→ **Data segment**:

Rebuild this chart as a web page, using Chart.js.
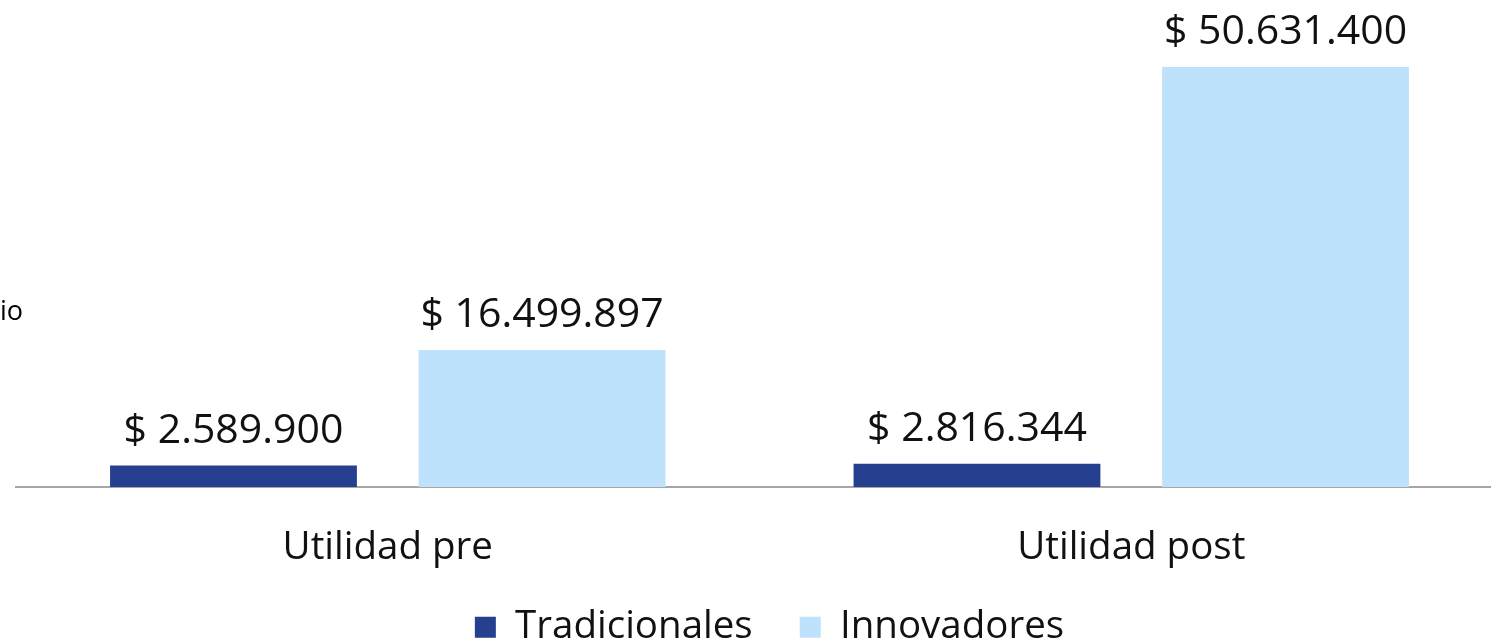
<!DOCTYPE html>
<html>
<head>
<meta charset="utf-8">
<script src="https://cdn.jsdelivr.net/npm/chart.js@4.4.0/dist/chart.umd.min.js"></script>
<style>
  html, body { margin: 0; padding: 0; background: #ffffff; overflow: hidden; }
  #wrap { position: relative; width: 1503px; height: 643px; }
  #side { position: absolute; left: 0; top: 291px; font: 27px "Open Sans", sans-serif; color: #000; }
</style>
</head>
<body>
<div id="wrap">
  <canvas id="c"></canvas>
  <div id="side">io</div>
</div>
<script>
const categories = ["Utilidad pre", "Utilidad post"];
const seriesNames = ["Tradicionales", "Innovadores"];
const tradicionales = [2589900, 2816344];
const innovadores = [16499897, 50631400];
const colors = ["#263F8E", "#BEE2FB"];

function fmt(v) {
  return "$ " + String(Math.round(v)).replace(/\B(?=(\d{3})+(?!\d))/g, ".");
}

const valueLabels = {
  id: "valueLabels",
  afterDatasetsDraw(chart) {
    const ctx = chart.ctx;
    ctx.save();
    ctx.font = '41px "Open Sans", sans-serif';
    ctx.fillStyle = "#111111";
    ctx.textAlign = "center";
    ctx.textBaseline = "alphabetic";
    chart.data.datasets.forEach((ds, di) => {
      const meta = chart.getDatasetMeta(di);
      meta.data.forEach((bar, i) => {
        ctx.fillText(fmt(ds.data[i]), bar.x, bar.y - 23);
      });
    });
    ctx.restore();
  }
};

const legendPlace = {
  id: "legendPlace",
  afterLayout(chart) {
    const lg = chart.legend;
    if (lg) {
      lg.left += 10;
      lg.right += 10;
      lg.top = 561;
    }
  }
};

new Chart(document.getElementById("c"), {
  type: "bar",
  data: {
    labels: categories,
    datasets: [
      { label: seriesNames[0], data: tradicionales, backgroundColor: colors[0] },
      { label: seriesNames[1], data: innovadores, backgroundColor: colors[1] }
    ]
  },
  options: {
    responsive: true,
    maintainAspectRatio: false,
    animation: false,
    layout: { padding: { left: 16, right: 0, top: 0, bottom: 0 } },
    datasets: { bar: { categoryPercentage: 0.83, barPercentage: 0.8 } },
    plugins: {
      legend: {
        position: "bottom",
        maxHeight: 48,
        labels: {
          font: { family: "Open Sans", size: 38.5 },
          color: "#111111",
          boxWidth: 21,
          boxHeight: 21,
          padding: 47
        }
      },
      tooltip: { enabled: false }
    },
    scales: {
      x: {
        grid: { display: false, drawTicks: false },
        border: { display: true, color: "#A6A6A6", width: 2 },
        ticks: { font: { family: "Open Sans", size: 38.5 }, color: "#111111", padding: 38 },
        afterFit(scale) { scale.height = 108; }
      },
      y: {
        display: false,
        min: 0,
        max: 58700000
      }
    }
  },
  plugins: [valueLabels, legendPlace]
});
</script>
</body>
</html>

→ **Task brief**: Quote the data exactly, leaving every image out of the copy.

→ **Right answer**:
Rebuild this chart as a web page, using Chart.js.
<!DOCTYPE html>
<html>
<head>
<meta charset="utf-8">
<script src="https://cdn.jsdelivr.net/npm/chart.js@4.4.0/dist/chart.umd.min.js"></script>
<style>
  html, body { margin: 0; padding: 0; background: #ffffff; overflow: hidden; }
  #wrap { position: relative; width: 1503px; height: 643px; }
  #side { position: absolute; left: 0; top: 291px; font: 27px "Open Sans", sans-serif; color: #000; }
</style>
</head>
<body>
<div id="wrap">
  <canvas id="c"></canvas>
  <div id="side">io</div>
</div>
<script>
const categories = ["Utilidad pre", "Utilidad post"];
const seriesNames = ["Tradicionales", "Innovadores"];
const tradicionales = [2589900, 2816344];
const innovadores = [16499897, 50631400];
const colors = ["#263F8E", "#BEE2FB"];

function fmt(v) {
  return "$ " + String(Math.round(v)).replace(/\B(?=(\d{3})+(?!\d))/g, ".");
}

const valueLabels = {
  id: "valueLabels",
  afterDatasetsDraw(chart) {
    const ctx = chart.ctx;
    ctx.save();
    ctx.font = '41px "Open Sans", sans-serif';
    ctx.fillStyle = "#111111";
    ctx.textAlign = "center";
    ctx.textBaseline = "alphabetic";
    chart.data.datasets.forEach((ds, di) => {
      const meta = chart.getDatasetMeta(di);
      meta.data.forEach((bar, i) => {
        ctx.fillText(fmt(ds.data[i]), bar.x, bar.y - 23);
      });
    });
    ctx.restore();
  }
};

const legendPlace = {
  id: "legendPlace",
  afterLayout(chart) {
    const lg = chart.legend;
    if (lg) {
      lg.left += 10;
      lg.right += 10;
      lg.top = 561;
    }
  }
};

new Chart(document.getElementById("c"), {
  type: "bar",
  data: {
    labels: categories,
    datasets: [
      { label: seriesNames[0], data: tradicionales, backgroundColor: colors[0] },
      { label: seriesNames[1], data: innovadores, backgroundColor: colors[1] }
    ]
  },
  options: {
    responsive: true,
    maintainAspectRatio: false,
    animation: false,
    layout: { padding: { left: 16, right: 0, top: 0, bottom: 0 } },
    datasets: { bar: { categoryPercentage: 0.83, barPercentage: 0.8 } },
    plugins: {
      legend: {
        position: "bottom",
        maxHeight: 48,
        labels: {
          font: { family: "Open Sans", size: 38.5 },
          color: "#111111",
          boxWidth: 21,
          boxHeight: 21,
          padding: 47
        }
      },
      tooltip: { enabled: false }
    },
    scales: {
      x: {
        grid: { display: false, drawTicks: false },
        border: { display: true, color: "#A6A6A6", width: 2 },
        ticks: { font: { family: "Open Sans", size: 38.5 }, color: "#111111", padding: 38 },
        afterFit(scale) { scale.height = 108; }
      },
      y: {
        display: false,
        min: 0,
        max: 58700000
      }
    }
  },
  plugins: [valueLabels, legendPlace]
});
</script>
</body>
</html>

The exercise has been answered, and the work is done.